De 2002 à 2004, le Centre scientifique et technique de la construction en Belgique (Cstc), a étudié les performances de neuf « toitures vertes », disponibles sur le marché belge. Les points étudiés portaient notamment sur leurs capacités de rétention d’eau sur de longues périodes, leur effet retardateur lors d’averses intenses et sur la qualité des eaux rejetées. Les différences observées, à partir de toitures testées grandeur nature, sont attribuables à la composition et à l’épaisseur des couches de drainage, à la densité des filtres, à la nature des substrats et des couches de végétation. Cette étude a débouché sur trois conclusions.
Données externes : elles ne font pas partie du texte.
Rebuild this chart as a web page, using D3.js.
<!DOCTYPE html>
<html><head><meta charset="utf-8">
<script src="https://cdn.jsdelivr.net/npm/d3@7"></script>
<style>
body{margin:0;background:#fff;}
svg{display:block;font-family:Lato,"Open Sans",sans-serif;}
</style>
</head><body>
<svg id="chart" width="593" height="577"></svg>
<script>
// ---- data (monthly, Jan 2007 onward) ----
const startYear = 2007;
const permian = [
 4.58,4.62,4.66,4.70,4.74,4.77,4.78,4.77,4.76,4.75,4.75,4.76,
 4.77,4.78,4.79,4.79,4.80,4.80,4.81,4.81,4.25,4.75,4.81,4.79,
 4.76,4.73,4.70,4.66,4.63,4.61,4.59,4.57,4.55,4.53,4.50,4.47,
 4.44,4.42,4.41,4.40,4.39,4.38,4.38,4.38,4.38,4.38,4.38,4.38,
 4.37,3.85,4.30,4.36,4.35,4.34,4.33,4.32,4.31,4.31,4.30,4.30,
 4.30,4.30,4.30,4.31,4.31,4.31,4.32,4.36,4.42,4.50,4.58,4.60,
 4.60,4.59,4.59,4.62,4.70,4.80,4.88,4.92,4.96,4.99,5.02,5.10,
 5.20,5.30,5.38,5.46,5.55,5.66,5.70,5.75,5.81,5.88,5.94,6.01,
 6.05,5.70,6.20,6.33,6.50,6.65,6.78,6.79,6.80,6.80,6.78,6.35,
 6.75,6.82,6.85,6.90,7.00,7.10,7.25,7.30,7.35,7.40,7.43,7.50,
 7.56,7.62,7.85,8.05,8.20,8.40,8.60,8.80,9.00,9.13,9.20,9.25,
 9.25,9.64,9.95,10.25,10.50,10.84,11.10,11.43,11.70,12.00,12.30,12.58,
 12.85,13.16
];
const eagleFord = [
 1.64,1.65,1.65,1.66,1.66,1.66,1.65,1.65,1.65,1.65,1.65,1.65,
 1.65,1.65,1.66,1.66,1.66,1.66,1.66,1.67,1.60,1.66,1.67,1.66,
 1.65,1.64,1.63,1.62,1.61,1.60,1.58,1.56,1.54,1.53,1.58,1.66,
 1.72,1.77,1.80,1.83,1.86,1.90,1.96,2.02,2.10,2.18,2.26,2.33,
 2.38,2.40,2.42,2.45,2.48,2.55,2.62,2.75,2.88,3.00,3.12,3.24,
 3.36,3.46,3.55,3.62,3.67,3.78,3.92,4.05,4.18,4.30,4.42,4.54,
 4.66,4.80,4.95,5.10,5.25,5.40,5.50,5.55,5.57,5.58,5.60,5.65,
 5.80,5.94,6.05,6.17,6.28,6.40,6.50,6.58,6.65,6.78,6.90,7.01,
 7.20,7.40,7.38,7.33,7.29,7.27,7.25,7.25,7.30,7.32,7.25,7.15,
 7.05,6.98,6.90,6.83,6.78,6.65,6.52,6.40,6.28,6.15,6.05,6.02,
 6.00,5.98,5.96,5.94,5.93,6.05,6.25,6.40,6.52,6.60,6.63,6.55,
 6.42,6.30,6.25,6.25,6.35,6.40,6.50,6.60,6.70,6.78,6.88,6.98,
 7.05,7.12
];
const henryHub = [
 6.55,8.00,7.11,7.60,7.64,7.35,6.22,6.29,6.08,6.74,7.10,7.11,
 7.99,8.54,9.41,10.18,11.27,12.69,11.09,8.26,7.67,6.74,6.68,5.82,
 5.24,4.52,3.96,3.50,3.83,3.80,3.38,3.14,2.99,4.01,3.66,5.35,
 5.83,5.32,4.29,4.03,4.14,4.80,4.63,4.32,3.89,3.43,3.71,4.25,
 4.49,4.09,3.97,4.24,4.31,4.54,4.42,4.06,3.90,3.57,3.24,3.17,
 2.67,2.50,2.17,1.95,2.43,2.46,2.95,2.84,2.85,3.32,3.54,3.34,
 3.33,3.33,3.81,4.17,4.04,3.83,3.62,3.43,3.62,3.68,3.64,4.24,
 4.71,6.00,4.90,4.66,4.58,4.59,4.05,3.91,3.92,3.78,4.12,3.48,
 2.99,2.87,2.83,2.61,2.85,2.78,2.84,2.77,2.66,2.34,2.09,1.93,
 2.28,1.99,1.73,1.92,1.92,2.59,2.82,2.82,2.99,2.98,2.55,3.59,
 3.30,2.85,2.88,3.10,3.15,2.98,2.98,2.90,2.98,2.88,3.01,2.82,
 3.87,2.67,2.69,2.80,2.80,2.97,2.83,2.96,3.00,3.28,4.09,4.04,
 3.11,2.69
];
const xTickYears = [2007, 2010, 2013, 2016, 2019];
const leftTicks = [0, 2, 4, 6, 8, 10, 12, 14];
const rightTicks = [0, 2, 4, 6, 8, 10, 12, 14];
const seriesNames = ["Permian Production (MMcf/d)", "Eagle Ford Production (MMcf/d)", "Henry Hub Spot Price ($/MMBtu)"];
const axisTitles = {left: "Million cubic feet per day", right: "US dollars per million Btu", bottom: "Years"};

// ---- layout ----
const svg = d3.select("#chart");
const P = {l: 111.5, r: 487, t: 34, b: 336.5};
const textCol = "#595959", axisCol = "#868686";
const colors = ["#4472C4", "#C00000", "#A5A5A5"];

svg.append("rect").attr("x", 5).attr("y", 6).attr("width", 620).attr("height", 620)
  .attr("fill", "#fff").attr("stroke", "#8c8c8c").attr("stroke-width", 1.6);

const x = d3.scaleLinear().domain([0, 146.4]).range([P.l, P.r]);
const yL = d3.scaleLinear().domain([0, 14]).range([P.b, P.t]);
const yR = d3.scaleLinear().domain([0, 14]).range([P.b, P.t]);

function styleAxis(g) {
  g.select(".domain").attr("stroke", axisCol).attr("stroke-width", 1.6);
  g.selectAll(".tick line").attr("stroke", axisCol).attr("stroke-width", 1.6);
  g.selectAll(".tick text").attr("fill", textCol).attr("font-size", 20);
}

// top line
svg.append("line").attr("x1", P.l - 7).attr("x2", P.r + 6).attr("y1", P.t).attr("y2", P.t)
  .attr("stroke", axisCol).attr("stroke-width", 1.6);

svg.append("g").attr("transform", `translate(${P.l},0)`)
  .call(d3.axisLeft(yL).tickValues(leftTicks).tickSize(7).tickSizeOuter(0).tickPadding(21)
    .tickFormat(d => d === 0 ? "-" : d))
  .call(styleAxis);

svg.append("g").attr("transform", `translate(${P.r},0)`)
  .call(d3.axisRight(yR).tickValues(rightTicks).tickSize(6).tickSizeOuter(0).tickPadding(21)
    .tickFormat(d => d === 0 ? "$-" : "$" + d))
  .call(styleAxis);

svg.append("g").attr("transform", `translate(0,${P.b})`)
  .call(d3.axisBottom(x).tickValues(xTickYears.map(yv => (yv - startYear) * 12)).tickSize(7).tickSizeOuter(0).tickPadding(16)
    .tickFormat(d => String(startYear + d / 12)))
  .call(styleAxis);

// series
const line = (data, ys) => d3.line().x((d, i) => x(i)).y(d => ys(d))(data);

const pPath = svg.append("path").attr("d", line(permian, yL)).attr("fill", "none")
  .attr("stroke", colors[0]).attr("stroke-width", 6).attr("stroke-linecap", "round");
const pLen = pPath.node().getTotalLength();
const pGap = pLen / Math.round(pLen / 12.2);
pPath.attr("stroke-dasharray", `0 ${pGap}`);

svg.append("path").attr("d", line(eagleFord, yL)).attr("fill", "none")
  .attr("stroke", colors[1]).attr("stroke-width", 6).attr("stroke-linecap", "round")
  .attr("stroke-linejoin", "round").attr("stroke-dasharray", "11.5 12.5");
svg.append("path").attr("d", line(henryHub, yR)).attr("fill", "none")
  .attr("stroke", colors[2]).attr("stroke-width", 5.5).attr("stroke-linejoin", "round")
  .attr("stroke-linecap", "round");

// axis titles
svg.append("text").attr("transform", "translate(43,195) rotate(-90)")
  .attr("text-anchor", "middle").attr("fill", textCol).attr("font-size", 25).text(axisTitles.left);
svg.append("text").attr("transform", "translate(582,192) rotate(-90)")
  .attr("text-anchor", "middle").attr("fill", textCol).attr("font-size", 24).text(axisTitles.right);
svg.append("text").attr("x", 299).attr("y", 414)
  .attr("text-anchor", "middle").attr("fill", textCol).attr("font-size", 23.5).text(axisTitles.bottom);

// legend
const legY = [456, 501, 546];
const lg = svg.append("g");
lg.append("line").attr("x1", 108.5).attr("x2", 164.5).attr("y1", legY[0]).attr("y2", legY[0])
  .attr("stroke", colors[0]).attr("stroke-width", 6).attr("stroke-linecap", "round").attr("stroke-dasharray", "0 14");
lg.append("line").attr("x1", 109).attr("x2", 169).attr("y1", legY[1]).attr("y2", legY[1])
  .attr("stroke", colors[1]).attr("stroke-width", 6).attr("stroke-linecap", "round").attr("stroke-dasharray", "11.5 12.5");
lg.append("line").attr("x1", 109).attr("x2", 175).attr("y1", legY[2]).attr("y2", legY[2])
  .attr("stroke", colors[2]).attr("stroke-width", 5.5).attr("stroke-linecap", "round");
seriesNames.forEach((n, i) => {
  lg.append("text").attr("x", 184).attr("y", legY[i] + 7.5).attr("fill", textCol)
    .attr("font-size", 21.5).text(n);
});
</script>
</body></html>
Premièrement, les toitures végétalisées rejettent en effet nettement moins d’eau que les toitures traditionnelles. Deuxièmement, la qualité des eaux rejetées est suffisamment bonne pour qu’elles puissent être utilisées pour l’arrosage, le lavage des véhicules et les réservoirs de chasses d’eau. Il sera donc à la fois possible et judicieux de combiner toitures végétalisées et réutilisation des eaux de pluie. Troisièmement, plus le substrat est épais, plus importante est la rétention. Cependant, la combinaison d’un substrat moins épais et d’une couche drainante suffisante permet également d’optimiser la rétention d’eau. Quant à l’effet de retard des écoulements en cas de pluies intenses, l’étude du Cstc a montré que les toitures végétalisées extensives à substrat inférieur ou égal à 100 mm réduisaient le débit d’eau de 30 à 50 % et qu’elles décalaient de 5 à 10 minutes le point culminant des écoulements après des averses intenses.
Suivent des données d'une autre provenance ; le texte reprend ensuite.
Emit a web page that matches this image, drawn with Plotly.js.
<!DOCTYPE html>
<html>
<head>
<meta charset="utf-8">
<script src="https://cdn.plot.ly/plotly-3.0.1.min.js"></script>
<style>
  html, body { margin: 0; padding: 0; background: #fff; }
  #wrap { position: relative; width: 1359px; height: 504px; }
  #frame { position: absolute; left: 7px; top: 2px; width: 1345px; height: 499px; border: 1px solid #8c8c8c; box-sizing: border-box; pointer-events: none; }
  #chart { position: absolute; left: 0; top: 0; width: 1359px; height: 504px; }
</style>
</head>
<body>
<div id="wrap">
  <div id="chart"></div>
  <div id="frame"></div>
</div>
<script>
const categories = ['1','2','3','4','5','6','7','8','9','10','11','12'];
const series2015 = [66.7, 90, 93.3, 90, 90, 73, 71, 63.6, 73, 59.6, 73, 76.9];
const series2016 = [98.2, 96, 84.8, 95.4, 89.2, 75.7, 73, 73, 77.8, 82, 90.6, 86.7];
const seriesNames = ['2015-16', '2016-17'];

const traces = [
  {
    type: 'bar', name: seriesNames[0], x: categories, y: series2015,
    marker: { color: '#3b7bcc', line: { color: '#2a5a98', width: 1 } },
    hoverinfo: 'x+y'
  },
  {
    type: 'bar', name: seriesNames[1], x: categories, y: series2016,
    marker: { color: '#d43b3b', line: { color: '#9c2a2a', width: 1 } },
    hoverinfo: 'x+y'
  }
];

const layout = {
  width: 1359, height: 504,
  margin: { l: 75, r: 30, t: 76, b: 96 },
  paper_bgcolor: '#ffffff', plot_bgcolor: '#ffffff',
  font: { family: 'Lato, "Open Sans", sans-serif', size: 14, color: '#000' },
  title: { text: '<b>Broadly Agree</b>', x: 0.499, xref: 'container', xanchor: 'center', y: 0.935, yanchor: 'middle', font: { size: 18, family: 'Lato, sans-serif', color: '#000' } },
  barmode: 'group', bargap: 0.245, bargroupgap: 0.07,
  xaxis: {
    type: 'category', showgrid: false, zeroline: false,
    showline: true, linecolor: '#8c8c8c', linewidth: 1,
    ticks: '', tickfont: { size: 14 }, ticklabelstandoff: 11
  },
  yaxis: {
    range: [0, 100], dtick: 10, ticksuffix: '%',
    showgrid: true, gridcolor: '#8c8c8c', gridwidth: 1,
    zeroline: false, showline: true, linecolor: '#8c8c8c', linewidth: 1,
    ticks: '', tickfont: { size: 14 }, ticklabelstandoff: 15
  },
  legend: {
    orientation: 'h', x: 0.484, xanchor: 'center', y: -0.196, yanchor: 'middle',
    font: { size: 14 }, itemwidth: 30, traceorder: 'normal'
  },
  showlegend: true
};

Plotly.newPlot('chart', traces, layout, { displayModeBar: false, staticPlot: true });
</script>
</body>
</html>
En cas de sécheresse du toit
À l’inverse, que se passe-t-il si un toit végétalisé est sec ? Comme la majorité d’entre elles réalisées en France ne sont pas irriguées et que le pays peut connaître des épisodes d’intense sécheresse, la question devient légitime. Dieter Scherer, climatologue à l’Université technique de Berlin (TUB), l’a étudiée en détail. D’une manière générale, il estime qu’à cause des capacités de stockage de chaleur de la pierre, du béton et des toàitures, dans les situations extrêmes, il peut faire, au centre ville, jusqu’à 8 °C de plus qu’en périphérie. À l’inverse, les parcs, les espaces verts et les toitures végétalisées ne stockent que peu de chaleur et humidifient l’atmosphère grâce à une évaporation importante, réduisant ainsi fortement la température ambiante dans la ville. Avec toutefois une réserve, lorsque les toitures végétalisées sont sèches, elles deviennent de véritables pièges à énergie solaire et redistribuent davantage de chaleur à l’air ambiant que la même surface en béton. Les espaces verts permettent donc de refroidir les nuits urbaines, tant qu’ils sont suffisamment irrigués. Cette fraîcheur ne peut être transmise que dans un rayon de 300 m. Il apparaît donc clairement que davantage d’habitations pourraient profiter de cet effet, si l’on multipliait les petits espaces verts, dont les toitures végétalisées arrosées, plutôt que les grands parcs.